--- BEGIN Given data ---

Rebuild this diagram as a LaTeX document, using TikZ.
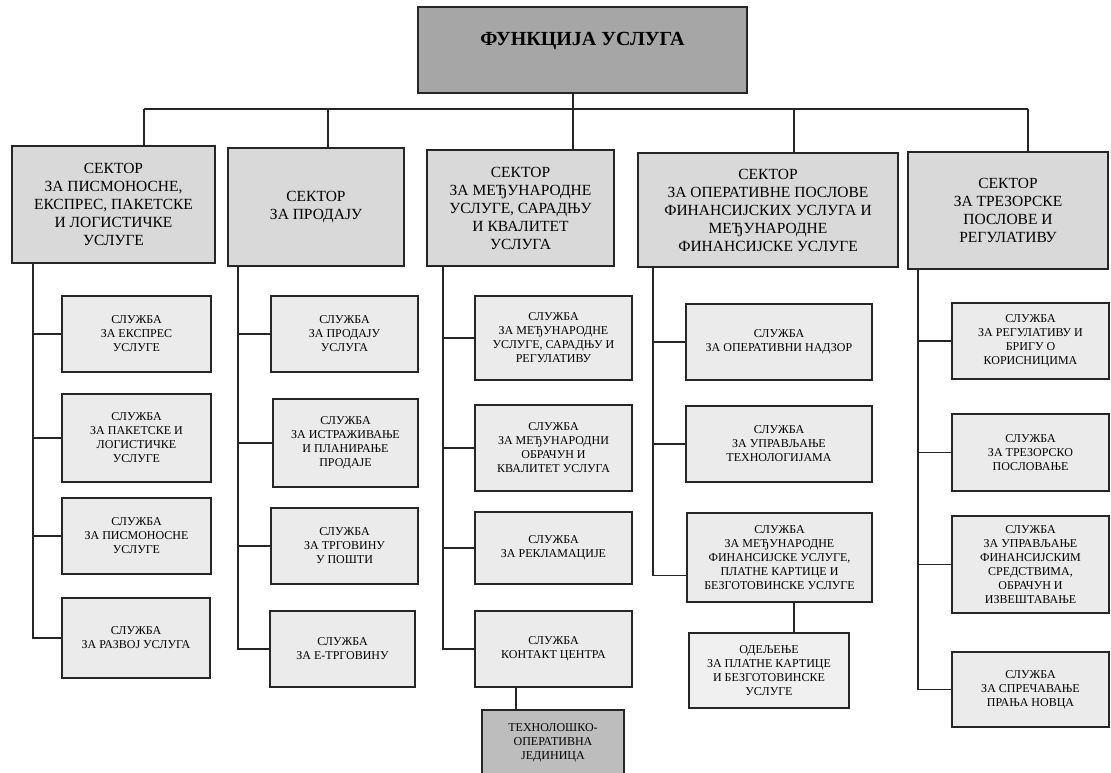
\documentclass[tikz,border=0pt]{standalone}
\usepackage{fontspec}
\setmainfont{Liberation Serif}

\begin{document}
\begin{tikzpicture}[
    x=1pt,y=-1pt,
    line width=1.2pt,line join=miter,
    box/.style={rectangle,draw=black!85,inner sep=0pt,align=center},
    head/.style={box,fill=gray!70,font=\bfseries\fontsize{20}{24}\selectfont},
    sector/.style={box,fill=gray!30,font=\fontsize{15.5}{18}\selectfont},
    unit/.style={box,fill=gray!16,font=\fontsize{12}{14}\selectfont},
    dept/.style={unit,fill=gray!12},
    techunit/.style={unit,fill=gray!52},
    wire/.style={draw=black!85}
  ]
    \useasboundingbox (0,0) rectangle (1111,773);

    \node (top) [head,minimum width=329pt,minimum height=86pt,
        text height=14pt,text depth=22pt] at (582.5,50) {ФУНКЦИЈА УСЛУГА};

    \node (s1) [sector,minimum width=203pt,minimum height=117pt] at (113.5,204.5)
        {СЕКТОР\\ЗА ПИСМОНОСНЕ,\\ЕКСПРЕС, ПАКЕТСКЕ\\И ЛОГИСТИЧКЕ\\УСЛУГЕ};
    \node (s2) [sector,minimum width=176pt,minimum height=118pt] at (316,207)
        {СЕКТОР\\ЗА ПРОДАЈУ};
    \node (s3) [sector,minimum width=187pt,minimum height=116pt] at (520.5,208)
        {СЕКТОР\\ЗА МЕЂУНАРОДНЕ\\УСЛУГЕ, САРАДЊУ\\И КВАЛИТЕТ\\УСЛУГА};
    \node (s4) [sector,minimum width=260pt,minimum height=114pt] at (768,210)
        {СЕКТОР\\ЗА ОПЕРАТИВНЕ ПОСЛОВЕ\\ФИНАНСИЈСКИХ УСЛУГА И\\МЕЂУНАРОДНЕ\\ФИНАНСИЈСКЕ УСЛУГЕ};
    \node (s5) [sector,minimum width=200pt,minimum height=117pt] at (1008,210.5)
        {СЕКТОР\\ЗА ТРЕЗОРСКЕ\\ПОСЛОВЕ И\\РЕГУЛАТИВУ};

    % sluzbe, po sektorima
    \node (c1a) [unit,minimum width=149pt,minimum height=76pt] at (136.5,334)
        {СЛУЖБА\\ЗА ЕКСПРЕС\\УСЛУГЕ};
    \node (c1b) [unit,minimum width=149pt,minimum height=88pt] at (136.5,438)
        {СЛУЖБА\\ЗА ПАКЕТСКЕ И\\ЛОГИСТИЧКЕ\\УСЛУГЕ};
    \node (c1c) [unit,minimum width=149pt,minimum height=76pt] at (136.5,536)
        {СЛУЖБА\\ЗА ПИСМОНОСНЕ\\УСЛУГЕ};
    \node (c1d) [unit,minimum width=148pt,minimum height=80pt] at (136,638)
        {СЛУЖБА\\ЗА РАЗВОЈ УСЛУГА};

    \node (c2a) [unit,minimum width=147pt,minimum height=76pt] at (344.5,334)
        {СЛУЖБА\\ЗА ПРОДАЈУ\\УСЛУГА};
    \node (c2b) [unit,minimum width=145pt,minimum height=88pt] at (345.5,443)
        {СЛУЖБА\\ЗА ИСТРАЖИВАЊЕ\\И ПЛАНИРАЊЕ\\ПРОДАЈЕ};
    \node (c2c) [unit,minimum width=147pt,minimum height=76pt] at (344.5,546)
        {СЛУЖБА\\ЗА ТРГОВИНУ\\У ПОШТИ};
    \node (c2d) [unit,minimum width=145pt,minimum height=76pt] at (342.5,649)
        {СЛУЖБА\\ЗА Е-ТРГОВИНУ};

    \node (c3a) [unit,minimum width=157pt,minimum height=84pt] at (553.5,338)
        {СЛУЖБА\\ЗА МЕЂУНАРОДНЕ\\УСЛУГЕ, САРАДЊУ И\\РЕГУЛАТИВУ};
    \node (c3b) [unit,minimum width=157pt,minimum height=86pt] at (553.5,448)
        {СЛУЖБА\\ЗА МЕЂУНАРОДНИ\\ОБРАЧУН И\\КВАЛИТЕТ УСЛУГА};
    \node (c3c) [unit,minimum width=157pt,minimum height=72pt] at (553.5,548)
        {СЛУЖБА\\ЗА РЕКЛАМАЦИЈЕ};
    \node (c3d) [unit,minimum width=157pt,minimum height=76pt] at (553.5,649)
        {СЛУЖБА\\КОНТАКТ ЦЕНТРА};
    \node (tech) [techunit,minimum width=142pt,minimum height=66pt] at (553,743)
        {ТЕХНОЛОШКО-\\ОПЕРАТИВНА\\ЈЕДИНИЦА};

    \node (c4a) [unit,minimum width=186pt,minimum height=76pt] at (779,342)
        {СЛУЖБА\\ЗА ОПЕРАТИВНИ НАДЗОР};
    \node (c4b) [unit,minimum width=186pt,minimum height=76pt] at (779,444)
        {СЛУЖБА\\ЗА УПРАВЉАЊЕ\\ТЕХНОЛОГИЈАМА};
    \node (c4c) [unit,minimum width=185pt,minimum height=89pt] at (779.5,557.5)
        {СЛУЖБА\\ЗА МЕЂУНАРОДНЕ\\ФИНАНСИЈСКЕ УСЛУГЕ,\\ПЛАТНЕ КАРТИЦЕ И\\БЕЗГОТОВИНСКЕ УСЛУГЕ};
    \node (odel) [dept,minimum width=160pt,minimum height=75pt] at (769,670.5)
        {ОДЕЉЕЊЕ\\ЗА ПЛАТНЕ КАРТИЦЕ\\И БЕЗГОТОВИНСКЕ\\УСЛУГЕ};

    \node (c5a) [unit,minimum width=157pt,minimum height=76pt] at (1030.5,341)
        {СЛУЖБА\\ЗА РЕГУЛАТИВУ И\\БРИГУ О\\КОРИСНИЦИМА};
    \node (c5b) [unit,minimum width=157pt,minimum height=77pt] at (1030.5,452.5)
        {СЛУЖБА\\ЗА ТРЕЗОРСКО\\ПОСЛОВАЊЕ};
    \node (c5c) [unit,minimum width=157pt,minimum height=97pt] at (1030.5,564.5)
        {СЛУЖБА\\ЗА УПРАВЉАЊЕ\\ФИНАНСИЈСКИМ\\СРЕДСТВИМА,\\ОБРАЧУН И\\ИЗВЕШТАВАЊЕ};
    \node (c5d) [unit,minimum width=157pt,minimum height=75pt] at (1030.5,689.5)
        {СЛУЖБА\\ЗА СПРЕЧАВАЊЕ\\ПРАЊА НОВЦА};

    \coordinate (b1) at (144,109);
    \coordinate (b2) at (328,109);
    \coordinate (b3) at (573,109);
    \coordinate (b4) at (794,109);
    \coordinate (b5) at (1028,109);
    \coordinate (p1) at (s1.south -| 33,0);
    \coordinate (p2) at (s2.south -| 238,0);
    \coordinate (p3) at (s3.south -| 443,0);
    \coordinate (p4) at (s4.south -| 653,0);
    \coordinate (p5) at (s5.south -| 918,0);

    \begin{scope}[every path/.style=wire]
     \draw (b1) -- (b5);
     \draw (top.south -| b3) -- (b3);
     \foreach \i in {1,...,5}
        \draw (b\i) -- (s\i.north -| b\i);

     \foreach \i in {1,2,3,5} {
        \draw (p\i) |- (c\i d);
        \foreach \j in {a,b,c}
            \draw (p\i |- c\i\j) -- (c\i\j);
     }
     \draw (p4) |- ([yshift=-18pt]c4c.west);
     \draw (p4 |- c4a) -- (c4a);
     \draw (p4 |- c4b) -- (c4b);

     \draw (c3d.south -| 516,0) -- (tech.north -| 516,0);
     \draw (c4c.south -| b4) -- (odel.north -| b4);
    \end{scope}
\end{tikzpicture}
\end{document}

--- END Given data ---

(Requirement):
Leave out the pictures and print every line of the data exactly.

(Task solution):
Rebuild this diagram as a LaTeX document, using TikZ.
\documentclass[tikz,border=0pt]{standalone}
\usepackage{fontspec}
\setmainfont{Liberation Serif}

\begin{document}
\begin{tikzpicture}[
    x=1pt,y=-1pt,
    line width=1.2pt,line join=miter,
    box/.style={rectangle,draw=black!85,inner sep=0pt,align=center},
    head/.style={box,fill=gray!70,font=\bfseries\fontsize{20}{24}\selectfont},
    sector/.style={box,fill=gray!30,font=\fontsize{15.5}{18}\selectfont},
    unit/.style={box,fill=gray!16,font=\fontsize{12}{14}\selectfont},
    dept/.style={unit,fill=gray!12},
    techunit/.style={unit,fill=gray!52},
    wire/.style={draw=black!85}
  ]
    \useasboundingbox (0,0) rectangle (1111,773);

    \node (top) [head,minimum width=329pt,minimum height=86pt,
        text height=14pt,text depth=22pt] at (582.5,50) {ФУНКЦИЈА УСЛУГА};

    \node (s1) [sector,minimum width=203pt,minimum height=117pt] at (113.5,204.5)
        {СЕКТОР\\ЗА ПИСМОНОСНЕ,\\ЕКСПРЕС, ПАКЕТСКЕ\\И ЛОГИСТИЧКЕ\\УСЛУГЕ};
    \node (s2) [sector,minimum width=176pt,minimum height=118pt] at (316,207)
        {СЕКТОР\\ЗА ПРОДАЈУ};
    \node (s3) [sector,minimum width=187pt,minimum height=116pt] at (520.5,208)
        {СЕКТОР\\ЗА МЕЂУНАРОДНЕ\\УСЛУГЕ, САРАДЊУ\\И КВАЛИТЕТ\\УСЛУГА};
    \node (s4) [sector,minimum width=260pt,minimum height=114pt] at (768,210)
        {СЕКТОР\\ЗА ОПЕРАТИВНЕ ПОСЛОВЕ\\ФИНАНСИЈСКИХ УСЛУГА И\\МЕЂУНАРОДНЕ\\ФИНАНСИЈСКЕ УСЛУГЕ};
    \node (s5) [sector,minimum width=200pt,minimum height=117pt] at (1008,210.5)
        {СЕКТОР\\ЗА ТРЕЗОРСКЕ\\ПОСЛОВЕ И\\РЕГУЛАТИВУ};

    % sluzbe, po sektorima
    \node (c1a) [unit,minimum width=149pt,minimum height=76pt] at (136.5,334)
        {СЛУЖБА\\ЗА ЕКСПРЕС\\УСЛУГЕ};
    \node (c1b) [unit,minimum width=149pt,minimum height=88pt] at (136.5,438)
        {СЛУЖБА\\ЗА ПАКЕТСКЕ И\\ЛОГИСТИЧКЕ\\УСЛУГЕ};
    \node (c1c) [unit,minimum width=149pt,minimum height=76pt] at (136.5,536)
        {СЛУЖБА\\ЗА ПИСМОНОСНЕ\\УСЛУГЕ};
    \node (c1d) [unit,minimum width=148pt,minimum height=80pt] at (136,638)
        {СЛУЖБА\\ЗА РАЗВОЈ УСЛУГА};

    \node (c2a) [unit,minimum width=147pt,minimum height=76pt] at (344.5,334)
        {СЛУЖБА\\ЗА ПРОДАЈУ\\УСЛУГА};
    \node (c2b) [unit,minimum width=145pt,minimum height=88pt] at (345.5,443)
        {СЛУЖБА\\ЗА ИСТРАЖИВАЊЕ\\И ПЛАНИРАЊЕ\\ПРОДАЈЕ};
    \node (c2c) [unit,minimum width=147pt,minimum height=76pt] at (344.5,546)
        {СЛУЖБА\\ЗА ТРГОВИНУ\\У ПОШТИ};
    \node (c2d) [unit,minimum width=145pt,minimum height=76pt] at (342.5,649)
        {СЛУЖБА\\ЗА Е-ТРГОВИНУ};

    \node (c3a) [unit,minimum width=157pt,minimum height=84pt] at (553.5,338)
        {СЛУЖБА\\ЗА МЕЂУНАРОДНЕ\\УСЛУГЕ, САРАДЊУ И\\РЕГУЛАТИВУ};
    \node (c3b) [unit,minimum width=157pt,minimum height=86pt] at (553.5,448)
        {СЛУЖБА\\ЗА МЕЂУНАРОДНИ\\ОБРАЧУН И\\КВАЛИТЕТ УСЛУГА};
    \node (c3c) [unit,minimum width=157pt,minimum height=72pt] at (553.5,548)
        {СЛУЖБА\\ЗА РЕКЛАМАЦИЈЕ};
    \node (c3d) [unit,minimum width=157pt,minimum height=76pt] at (553.5,649)
        {СЛУЖБА\\КОНТАКТ ЦЕНТРА};
    \node (tech) [techunit,minimum width=142pt,minimum height=66pt] at (553,743)
        {ТЕХНОЛОШКО-\\ОПЕРАТИВНА\\ЈЕДИНИЦА};

    \node (c4a) [unit,minimum width=186pt,minimum height=76pt] at (779,342)
        {СЛУЖБА\\ЗА ОПЕРАТИВНИ НАДЗОР};
    \node (c4b) [unit,minimum width=186pt,minimum height=76pt] at (779,444)
        {СЛУЖБА\\ЗА УПРАВЉАЊЕ\\ТЕХНОЛОГИЈАМА};
    \node (c4c) [unit,minimum width=185pt,minimum height=89pt] at (779.5,557.5)
        {СЛУЖБА\\ЗА МЕЂУНАРОДНЕ\\ФИНАНСИЈСКЕ УСЛУГЕ,\\ПЛАТНЕ КАРТИЦЕ И\\БЕЗГОТОВИНСКЕ УСЛУГЕ};
    \node (odel) [dept,minimum width=160pt,minimum height=75pt] at (769,670.5)
        {ОДЕЉЕЊЕ\\ЗА ПЛАТНЕ КАРТИЦЕ\\И БЕЗГОТОВИНСКЕ\\УСЛУГЕ};

    \node (c5a) [unit,minimum width=157pt,minimum height=76pt] at (1030.5,341)
        {СЛУЖБА\\ЗА РЕГУЛАТИВУ И\\БРИГУ О\\КОРИСНИЦИМА};
    \node (c5b) [unit,minimum width=157pt,minimum height=77pt] at (1030.5,452.5)
        {СЛУЖБА\\ЗА ТРЕЗОРСКО\\ПОСЛОВАЊЕ};
    \node (c5c) [unit,minimum width=157pt,minimum height=97pt] at (1030.5,564.5)
        {СЛУЖБА\\ЗА УПРАВЉАЊЕ\\ФИНАНСИЈСКИМ\\СРЕДСТВИМА,\\ОБРАЧУН И\\ИЗВЕШТАВАЊЕ};
    \node (c5d) [unit,minimum width=157pt,minimum height=75pt] at (1030.5,689.5)
        {СЛУЖБА\\ЗА СПРЕЧАВАЊЕ\\ПРАЊА НОВЦА};

    \coordinate (b1) at (144,109);
    \coordinate (b2) at (328,109);
    \coordinate (b3) at (573,109);
    \coordinate (b4) at (794,109);
    \coordinate (b5) at (1028,109);
    \coordinate (p1) at (s1.south -| 33,0);
    \coordinate (p2) at (s2.south -| 238,0);
    \coordinate (p3) at (s3.south -| 443,0);
    \coordinate (p4) at (s4.south -| 653,0);
    \coordinate (p5) at (s5.south -| 918,0);

    \begin{scope}[every path/.style=wire]
     \draw (b1) -- (b5);
     \draw (top.south -| b3) -- (b3);
     \foreach \i in {1,...,5}
        \draw (b\i) -- (s\i.north -| b\i);

     \foreach \i in {1,2,3,5} {
        \draw (p\i) |- (c\i d);
        \foreach \j in {a,b,c}
            \draw (p\i |- c\i\j) -- (c\i\j);
     }
     \draw (p4) |- ([yshift=-18pt]c4c.west);
     \draw (p4 |- c4a) -- (c4a);
     \draw (p4 |- c4b) -- (c4b);

     \draw (c3d.south -| 516,0) -- (tech.north -| 516,0);
     \draw (c4c.south -| b4) -- (odel.north -| b4);
    \end{scope}
\end{tikzpicture}
\end{document}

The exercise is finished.